Britain's ambassador to the country, John Hawkins, says: "Qatar has been an important investor in the UK over the past few years, but British companies have also invested quite heavily in Qatar. Shell is a very big investor. So it is a two-way process."
Virgin Mobile and Vodafone already operate there too, but so do foreign companies. Deutsche Bahn is building the first railway network, and while Qatar saved the London Stock Exchange from takeover, it is the rival NYSE/Euronext – owner of the French and New York markets – that took a strategic 20 per cent stake in Doha's exchange. Others have identified the emir's deep pocket as a solution to their problems: the board of German building company Hochtief sent him a begging letter asking him to invest to block the hostile bid from Spain's ACS group.
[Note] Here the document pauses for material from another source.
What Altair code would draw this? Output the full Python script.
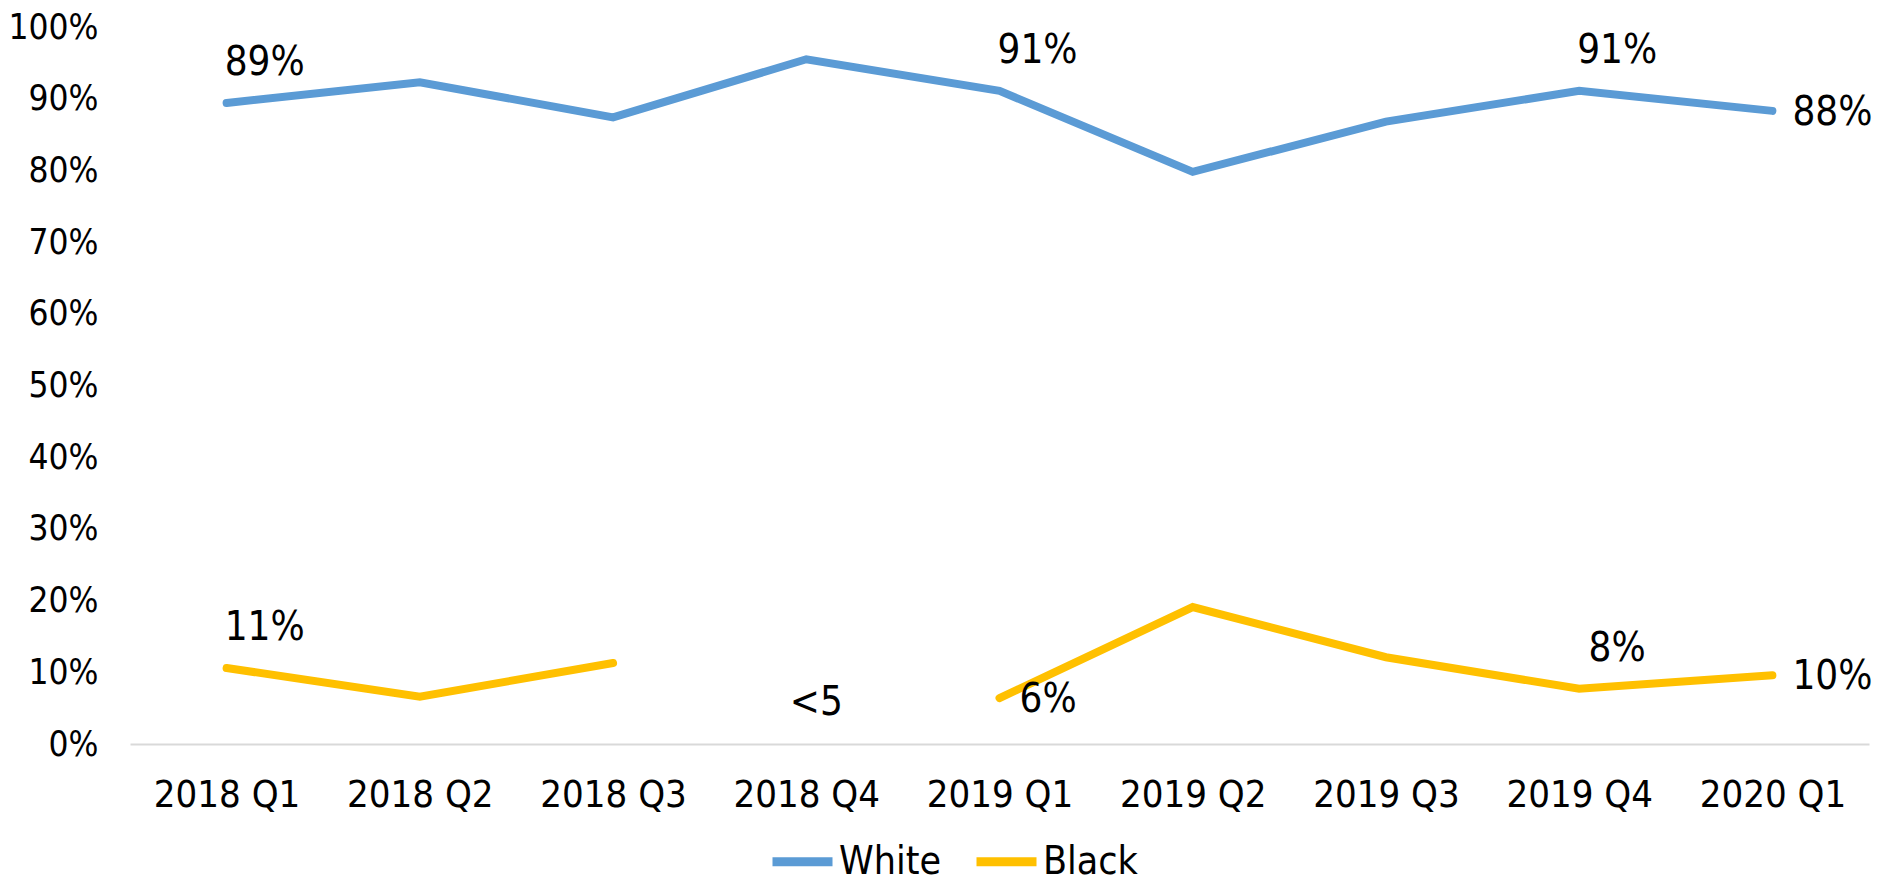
import altair as alt
import pandas as pd

quarters = ["2018 Q1", "2018 Q2", "2018 Q3", "2018 Q4", "2019 Q1",
            "2019 Q2", "2019 Q3", "2019 Q4", "2020 Q1"]
white = [0.894, 0.923, 0.874, 0.955, 0.911, 0.798, 0.868, 0.911, 0.883]
black = [0.106, 0.066, 0.113, None, 0.064, 0.191, 0.121, 0.077, 0.096]
series_names = ["White", "Black"]
series_colors = ["#5B9BD5", "#FFC000"]

# data labels
above_quarters = ["2018 Q1", "2019 Q1", "2019 Q4", "2018 Q1", "2019 Q4"]
above_values = [0.894, 0.911, 0.911, 0.106, 0.077]
above_texts = ["89%", "91%", "91%", "11%", "8%"]
right_quarters = ["2020 Q1", "2019 Q1", "2020 Q1"]
right_values = [0.883, 0.064, 0.096]
right_texts = ["88%", "6%", "10%"]
gap_quarters = ["2018 Q4"]
gap_values = [0.0]
gap_texts = ["<5"]

FONT = "DejaVu Sans Condensed, DejaVu Sans, sans-serif"

rows = []
for q, w, b in zip(quarters, white, black):
    rows.append({"quarter": q, "series": "White", "value": w})
    rows.append({"quarter": q, "series": "Black", "value": b})
df = pd.DataFrame(rows)

df_above = pd.DataFrame({"quarter": above_quarters, "value": above_values, "text": above_texts})
df_right = pd.DataFrame({"quarter": right_quarters, "value": right_values, "text": right_texts})
df_gap = pd.DataFrame({"quarter": gap_quarters, "value": gap_values, "text": gap_texts})

x_enc = alt.X(
    "quarter:N",
    sort=quarters,
    scale=alt.Scale(type="point", padding=0.5),
    axis=alt.Axis(
        title=None, labelAngle=0, ticks=False, domainColor="#D9D9D9",
        domainWidth=2, labelFontSize=38, labelFont=FONT, labelColor="#000000",
        labelPadding=32,
    ),
)
y_scale = alt.Scale(domain=[0, 1])
y_enc = alt.Y(
    "value:Q",
    scale=y_scale,
    axis=alt.Axis(
        title=None, format=".0%", values=[i / 10 for i in range(11)],
        grid=False, domain=False, ticks=False, labelFontSize=35,
        labelFont=FONT, labelColor="#000000", labelPadding=32,
    ),
)

lines = alt.Chart(df).mark_line(strokeWidth=8, strokeCap="round", strokeJoin="miter").encode(
    x=x_enc,
    y=y_enc,
    color=alt.Color(
        "series:N",
        scale=alt.Scale(domain=series_names, range=series_colors),
        sort=series_names,
        legend=alt.Legend(
            title=None, orient="none", legendX=638, legendY=800, padding=0,
            direction="horizontal", symbolType="stroke", symbolSize=3600,
            symbolStrokeWidth=9, labelFontSize=39, labelFont=FONT,
            labelColor="#000000", labelOffset=2, columnPadding=16,
        ),
    ),
)

def label_layer(data, **kw):
    return alt.Chart(data).mark_text(
        fontSize=40, font=FONT, color="#000000", baseline="middle", **kw
    ).encode(
        x=alt.X("quarter:N", sort=quarters),
        y=alt.Y("value:Q", scale=y_scale),
        text="text:N",
    )

above = label_layer(df_above, align="center", dx=38, dy=-40)
right = label_layer(df_right, align="left", dx=20, dy=2)
gap = label_layer(df_gap, align="center", dx=10, dy=-41)

chart = alt.layer(lines, above, right, gap).properties(
    width=1739,
    height=717,
    background="#ffffff",
    autosize=alt.AutoSizeParams(type="none"),
    padding={"left": 122, "top": 19, "right": 5, "bottom": 139},
).configure_view(stroke=None)

chart.save("out.html", embed_options={"renderer": "svg", "actions": False})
So UK companies can take nothing for granted. The Lord Mayor of London, Nick Anstee, visited Qatar this year. He is an optimist, saying: "Our bilateral trade has increased by over 160 per cent in the past five years. In the first half of 2010 alone it grew nearly 30 per cent, and our partnership will be strengthened even more by the memorandum of understanding signed by the Government."
There is no shortage of companies keen to do business with Qatar. Present at the Queen's Windsor Castle banquet for the emir were Roger Carr, the chairman of the gas group Centrica, and Ian King, the chief executive of defence supplier BAE Systems. But at dinner the following evening, it was the emir's opportunity to meet the chief executives in whom he has invested: Justin King of Sainsbury, George Iacobescu of Canary Wharf, Francis Salway of Land Securities, Irvine Sellar of the Shard developer, Xavier Rolet of the London Stock Exchange, John Wallace of Qatari Diar, Sir David Wright of Barclays plus Nigel Newton of Bloomsbury, the Harry Potter publisher with which Qatar now has a partnership. For an investor as important as Qatar's sheikh, no one says no.